Laut jüngsten Modellschätzungen liege der sogenannte neutrale oder natürliche Zins, der die Wirtschaftsaktivitäten weder bremst noch anheizt, in einer Spanne zwischen 1,75 und 2,25 Prozent, teilten Volkswirte der Europäischen Zentralbank (EZB) in einem am Freitag veröffentlichten Aufsatz mit. Die Spanne entspricht damit der von EZB-Präsidentin Christine Lagarde in Davos im Januar genannten Bandbreite. Zuvor hatte sie im Dezember noch eine grössere Spanne von 1,75 bis 2,50 Prozent genannt.

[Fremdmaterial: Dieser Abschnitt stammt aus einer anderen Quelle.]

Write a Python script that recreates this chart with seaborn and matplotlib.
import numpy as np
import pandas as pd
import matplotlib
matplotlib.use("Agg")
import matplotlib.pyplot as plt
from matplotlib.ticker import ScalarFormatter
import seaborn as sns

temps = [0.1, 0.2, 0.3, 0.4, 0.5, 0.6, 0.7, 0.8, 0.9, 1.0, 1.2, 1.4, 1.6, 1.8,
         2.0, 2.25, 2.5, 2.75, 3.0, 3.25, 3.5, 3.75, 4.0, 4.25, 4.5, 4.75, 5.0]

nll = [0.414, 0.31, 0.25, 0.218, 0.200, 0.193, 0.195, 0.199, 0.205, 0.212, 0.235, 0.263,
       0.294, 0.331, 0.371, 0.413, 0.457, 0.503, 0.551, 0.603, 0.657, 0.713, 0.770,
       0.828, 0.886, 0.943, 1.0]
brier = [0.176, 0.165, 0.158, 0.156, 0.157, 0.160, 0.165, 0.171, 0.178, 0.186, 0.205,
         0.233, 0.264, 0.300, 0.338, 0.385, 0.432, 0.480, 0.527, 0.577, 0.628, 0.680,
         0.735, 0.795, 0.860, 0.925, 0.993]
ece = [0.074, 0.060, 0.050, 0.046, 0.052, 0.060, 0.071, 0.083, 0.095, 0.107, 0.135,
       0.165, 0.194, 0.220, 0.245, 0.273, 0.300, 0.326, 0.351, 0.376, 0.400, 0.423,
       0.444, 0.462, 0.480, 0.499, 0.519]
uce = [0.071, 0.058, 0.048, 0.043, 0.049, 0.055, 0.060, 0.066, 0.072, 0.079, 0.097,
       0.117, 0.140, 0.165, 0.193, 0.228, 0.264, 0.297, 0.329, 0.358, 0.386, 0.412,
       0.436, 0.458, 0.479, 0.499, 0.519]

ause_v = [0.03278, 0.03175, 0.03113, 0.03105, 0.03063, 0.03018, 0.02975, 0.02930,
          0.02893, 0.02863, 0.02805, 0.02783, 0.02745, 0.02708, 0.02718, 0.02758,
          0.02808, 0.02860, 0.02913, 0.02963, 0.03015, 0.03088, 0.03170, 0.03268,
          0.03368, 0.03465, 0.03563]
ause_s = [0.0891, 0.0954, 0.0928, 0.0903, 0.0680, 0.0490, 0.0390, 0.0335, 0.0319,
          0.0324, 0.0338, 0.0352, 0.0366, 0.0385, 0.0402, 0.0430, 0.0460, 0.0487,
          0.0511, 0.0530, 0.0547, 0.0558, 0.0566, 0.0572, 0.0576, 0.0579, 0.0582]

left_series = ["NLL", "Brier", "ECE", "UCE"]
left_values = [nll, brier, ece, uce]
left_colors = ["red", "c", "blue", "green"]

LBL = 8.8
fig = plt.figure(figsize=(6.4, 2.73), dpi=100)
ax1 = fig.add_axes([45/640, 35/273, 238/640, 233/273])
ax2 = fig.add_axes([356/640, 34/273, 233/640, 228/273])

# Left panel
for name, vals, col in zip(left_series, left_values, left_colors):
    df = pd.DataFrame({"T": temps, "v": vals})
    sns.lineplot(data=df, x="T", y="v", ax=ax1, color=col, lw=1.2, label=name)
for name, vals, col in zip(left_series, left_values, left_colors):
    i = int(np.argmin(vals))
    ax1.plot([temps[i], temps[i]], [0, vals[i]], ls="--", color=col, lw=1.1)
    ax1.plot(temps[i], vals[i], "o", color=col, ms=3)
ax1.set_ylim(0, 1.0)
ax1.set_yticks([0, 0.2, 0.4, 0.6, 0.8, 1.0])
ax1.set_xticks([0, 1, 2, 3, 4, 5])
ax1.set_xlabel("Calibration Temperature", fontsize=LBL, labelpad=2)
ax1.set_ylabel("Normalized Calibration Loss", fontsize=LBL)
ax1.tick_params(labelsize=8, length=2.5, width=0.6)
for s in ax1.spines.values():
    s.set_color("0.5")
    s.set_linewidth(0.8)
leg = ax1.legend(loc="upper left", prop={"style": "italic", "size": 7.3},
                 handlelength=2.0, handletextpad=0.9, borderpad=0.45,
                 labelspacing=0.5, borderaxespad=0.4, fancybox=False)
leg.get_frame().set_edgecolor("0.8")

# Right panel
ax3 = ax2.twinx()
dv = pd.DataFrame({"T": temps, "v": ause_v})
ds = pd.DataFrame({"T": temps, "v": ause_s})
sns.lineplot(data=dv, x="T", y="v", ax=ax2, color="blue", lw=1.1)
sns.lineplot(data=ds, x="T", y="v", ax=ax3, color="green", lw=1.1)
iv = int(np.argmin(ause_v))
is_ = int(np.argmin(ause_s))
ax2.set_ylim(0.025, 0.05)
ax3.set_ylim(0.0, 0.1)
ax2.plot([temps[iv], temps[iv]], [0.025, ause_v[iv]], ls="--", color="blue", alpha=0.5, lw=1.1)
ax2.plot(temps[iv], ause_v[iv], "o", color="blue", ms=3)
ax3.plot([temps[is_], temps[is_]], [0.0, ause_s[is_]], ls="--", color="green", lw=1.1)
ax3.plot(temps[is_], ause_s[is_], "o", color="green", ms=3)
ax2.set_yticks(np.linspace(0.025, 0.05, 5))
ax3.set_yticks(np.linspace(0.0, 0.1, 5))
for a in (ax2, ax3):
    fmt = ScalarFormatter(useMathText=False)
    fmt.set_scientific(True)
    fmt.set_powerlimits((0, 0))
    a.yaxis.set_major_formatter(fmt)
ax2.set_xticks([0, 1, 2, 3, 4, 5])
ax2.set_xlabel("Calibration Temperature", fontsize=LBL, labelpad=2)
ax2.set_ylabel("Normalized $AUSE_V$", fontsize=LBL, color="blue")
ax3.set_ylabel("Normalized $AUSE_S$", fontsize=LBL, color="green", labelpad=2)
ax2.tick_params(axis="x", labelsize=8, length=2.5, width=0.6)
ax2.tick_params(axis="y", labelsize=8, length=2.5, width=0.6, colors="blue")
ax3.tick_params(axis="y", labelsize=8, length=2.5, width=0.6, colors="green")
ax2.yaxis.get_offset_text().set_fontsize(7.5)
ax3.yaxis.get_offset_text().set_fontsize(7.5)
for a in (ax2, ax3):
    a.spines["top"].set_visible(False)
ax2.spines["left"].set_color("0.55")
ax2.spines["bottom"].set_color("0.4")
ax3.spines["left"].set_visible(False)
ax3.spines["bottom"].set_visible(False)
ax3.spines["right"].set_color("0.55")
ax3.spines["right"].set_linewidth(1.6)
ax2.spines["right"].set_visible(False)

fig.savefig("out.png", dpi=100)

Aus der Schätzung der Volkswirte folgt damit, dass die EZB den Leitzins noch zweimal um jeweils einen Viertelprozentpunkt senken müsste, um das obere Ende der genannten Spanne zu erreichen. Aktuell liegt der Leitzins im Euroraum - der sogenannte Einlagensatz - bei 2,75 Prozent. Die EZB hatte ihn auf ihrer jüngsten Zinssitzung Ende Januar auf dieses Niveau nach unten gesetzt. Es war bereits die fünfte Zinslockerung, seit sie im Juni 2024 angesichts einer nachlassenden Inflation auf einen Zinssenkungskurs umgeschwenkt war. Lagarde signalisierte auf der Pressekonferenz nach dem Zinsbeschluss, dass die EZB ihren Zinssenkungskurs fortsetzen werde. Das nächste Zinstreffen der Währungshüter ist am 5. und 6. März.

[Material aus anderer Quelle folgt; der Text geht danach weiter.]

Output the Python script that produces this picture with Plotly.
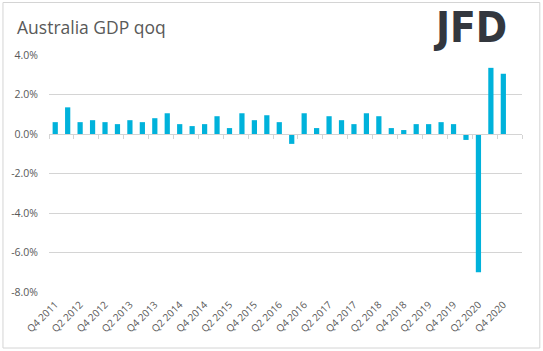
import plotly.graph_objects as go

quarters = ["Q4 2011","Q1 2012","Q2 2012","Q3 2012","Q4 2012","Q1 2013","Q2 2013","Q3 2013",
            "Q4 2013","Q1 2014","Q2 2014","Q3 2014","Q4 2014","Q1 2015","Q2 2015","Q3 2015",
            "Q4 2015","Q1 2016","Q2 2016","Q3 2016","Q4 2016","Q1 2017","Q2 2017","Q3 2017",
            "Q4 2017","Q1 2018","Q2 2018","Q3 2018","Q4 2018","Q1 2019","Q2 2019","Q3 2019",
            "Q4 2019","Q1 2020","Q2 2020","Q3 2020","Q4 2020","Q1 2021"]
gdp_qoq = [0.6, 1.35, 0.6, 0.7, 0.6, 0.5, 0.7, 0.6,
           0.8, 1.05, 0.5, 0.4, 0.5, 0.9, 0.3, 1.05,
           0.7, 0.95, 0.6, -0.5, 1.05, 0.3, 0.9, 0.7,
           0.5, 1.05, 0.9, 0.3, 0.2, 0.5, 0.5, 0.6,
           0.5, -0.3, -7.0, 3.35, 3.05, None]
label_quarters = quarters[0::2]
y_ticks = [-8, -6, -4, -2, 0, 2, 4]
y_tick_text = [f"{v:.1f}%" for v in y_ticks]

bar_color = "#00B2DB"
grid_color = "#D4D4D4"
text_color = "#595959"
font_family = "Open Sans, Lato, sans-serif"

Y_MIN, Y_MAX = -8, 4
zero_frac = (0 - Y_MIN) / (Y_MAX - Y_MIN)

fig = go.Figure()
fig.add_trace(go.Bar(x=quarters, y=gdp_qoq, marker_color=bar_color, marker_line_width=0,
                     xaxis="x", yaxis="y", hoverinfo="x+y"))
# invisible copy on a zero-height subplot at the zero line, so its tick marks render
fig.add_trace(go.Bar(x=quarters, y=[0 if v is not None else None for v in gdp_qoq],
                     marker_color="rgba(0,0,0,0)", marker_line_width=0,
                     xaxis="x2", yaxis="y2", hoverinfo="skip", showlegend=False))

L, R, T, B = 49, 21.3, 55, 59
W, H = 543, 351
pw, ph = W - L - R, H - T - B

def px_x(p):
    return (p - L) / pw

def px_y(p):
    return (H - B - p) / ph

fig.update_layout(
    width=W, height=H,
    margin=dict(l=L, r=R, t=T, b=B),
    paper_bgcolor="white", plot_bgcolor="rgba(0,0,0,0)",
    showlegend=False, bargap=0.58,
    font=dict(family=font_family, color=text_color, size=10),
    xaxis=dict(type="category", categoryorder="array", categoryarray=quarters,
               range=[-0.5, len(quarters) - 0.5],
               tickmode="array", tickvals=label_quarters, ticktext=label_quarters,
               tickangle=-45, showgrid=False, showline=False, ticks="",
               ticklabelstandoff=4,
               tickfont=dict(size=10, color=text_color, family=font_family),
               zeroline=False),
    xaxis2=dict(type="category", categoryorder="array", categoryarray=quarters,
                range=[-0.5, len(quarters) - 0.5], anchor="y2",
                showticklabels=False, showgrid=False, showline=True,
                linecolor=grid_color, linewidth=1, ticks="outside", tickson="boundaries",
                ticklen=4, tickcolor=grid_color, tickwidth=1, zeroline=False),
    yaxis=dict(range=[Y_MIN, Y_MAX], tickmode="array", tickvals=y_ticks, ticktext=y_tick_text,
               showgrid=True, gridcolor=grid_color,
               gridwidth=1, zeroline=False, showline=False, ticks="", ticklabelstandoff=10,
               tickfont=dict(size=10.5, color=text_color, family=font_family)),
    yaxis2=dict(domain=[zero_frac, zero_frac + 0.0005], range=[0, 1], visible=False,
                anchor="x2"),
    shapes=[dict(type="rect", xref="paper", yref="paper",
                 x0=px_x(3), x1=px_x(539.5), y0=px_y(348), y1=px_y(2.5),
                 line=dict(color=grid_color, width=1), fillcolor="rgba(0,0,0,0)", layer="below")],
    annotations=[
        dict(text="Australia GDP qoq", xref="paper", yref="paper", x=px_x(15), y=px_y(27),
             xanchor="left", yanchor="middle", showarrow=False,
             font=dict(size=17.5, color=text_color, family=font_family)),
        dict(text="<b>JFD</b>", xref="paper", yref="paper", x=px_x(509), y=px_y(27),
             xanchor="right", yanchor="middle", showarrow=False,
             font=dict(size=42, color="#33373E", family="DejaVu Sans Condensed, sans-serif")),
    ],
)

fig.write_html("out.html")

Der natürliche oder neutrale Zins - in der Fachwelt mit «r*» abgekürzt - ist eine theoretische Grösse, die nicht einfach von den aktuellen Wirtschaftsdaten ablesbar ist. Schätzungen beruhen zumeist zu einem grossen Teil auf Modellrechnungen. Die EZB-Ökonomen wiesen in ihrem Aufsatz darauf hin, dass Schätzungen des natürlichen oder neutralen Zinses Währungshütern zwar ergänzende Informationen für geldpolitische Entscheidungen bereitstellen und die Kommunikation unterstützen könnten. Sie lieferten aber keinen mechanischen Massstab für die Festlegung eines angemessenen geldpolitischen Kurses. «Die inhärenten Unsicherheiten sowie konzeptionelle Mängel begrenzen die Nützlichkeit der verfügbaren Schätzungen für den natürlichen Zins für das Vorgehen in der Geldpolitik in Echtzeit», schreiben die Autoren. Vor kurzem hatte sich bereits EZB-Chefvolkswirt Philip Lane gegen solche Interpretationen ausgesprochen.